Friday, February 8, 2013

Catch the West Valley College Vikings

Has anyone caught West Valley College basketball this season?

Now this is based on a single viewing but the Vikings are the epitome of the sum or whole being better than its parts and absolutely no offense is intended with that description.

It's a joy to witness such team synchronicity, especially for those 99.9% of fans of basketball who never possessed any physical gifts and/or multi-dimensional skills and who adamantly appreciate watching coaches design a system commensurate with the available talent and the players both accepting and fulfilling their roles.

But the most important element is not necessarily the display on the floor -- the crux is how West Valley got that way.

That requires some information from Coach Scott Eitelgeorge

"Every coach has a style or a system," he explained. "You find your way into what works best for your team. "We're not super offensively but we don't give up a lot of points."

He then passed along the Viking version of a mantra: "We say, let's just keep it together while everybody else falls apart."

But junior college ball is a strange bird.

"On this level, it's so fluid," Eitelgeorge offered. "You get guys two to three years max and you're asking them to trust some guy. For guys who don't understand or see that, you don't want them around. We've been able to get them to trust so we have a good program and we're able to compete in conference.

Watching five truly play as one and succeed because of that is as close to a miracle most of us will ever get and more so on the community college level where no scholarships are involved.

He added that the largest hurdle is "most of the guys at this level have no concept of their abilities."

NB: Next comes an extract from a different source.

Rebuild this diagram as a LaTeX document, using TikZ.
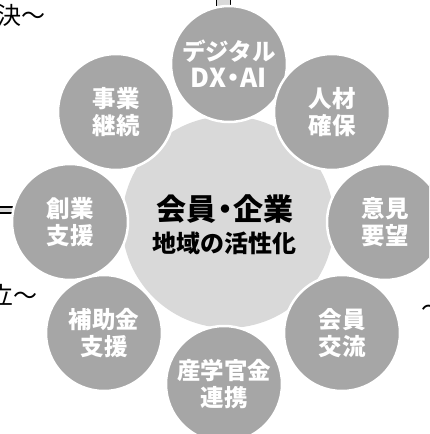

But Eitergeorge understands coaching isn't a one-behavior-suits-all enterprise.

"Each guy you have to approach differently. Some you have to put your arms around, others you have to yell a bit."

Asked what advice he would offer to high school kids entering the recruiting stage, the talk got around to a few important subjects.

"It's hard because kids are hearing from so many voices. But I would ask them how many times have you talked with the head coach? If it's zero, then you're a name on a list."

Regarding highlight reels (of which he receives a number from prospects), Eitelgeorge noted he too often sees the sender of the tape dribbling past someone but it's an opponent who can't defend, while nobody on the court is in a defensive stance and the other defenders aren't rotating over.

His counsel is "show what you can really do against good competition."

He proposed this as the ultimate self-litmus test: "are you dominating on your high school team? If not, you're probably not good enough."

West Valley is ranked #12 in the latest state poll of northern California teams, this with the tallest Viking measuring 6-foot-5. At that height, D'vaughn Mann leads in scoring at with 17.0 points per game, followed by 5-foot-10 Chris Murry, who missed six games earlier in the season due to injury, at 16.5. Mann is also tops in rebounding while Murry is shooting 45% on three-point attempts alongside a 57/18 assist-to-turnover ratio. Both are out of John F. Kennedy High in Fremont. The Vikings are currently 14-8 with a win over Santa Rosa Junior College and two versus Cabrillo College.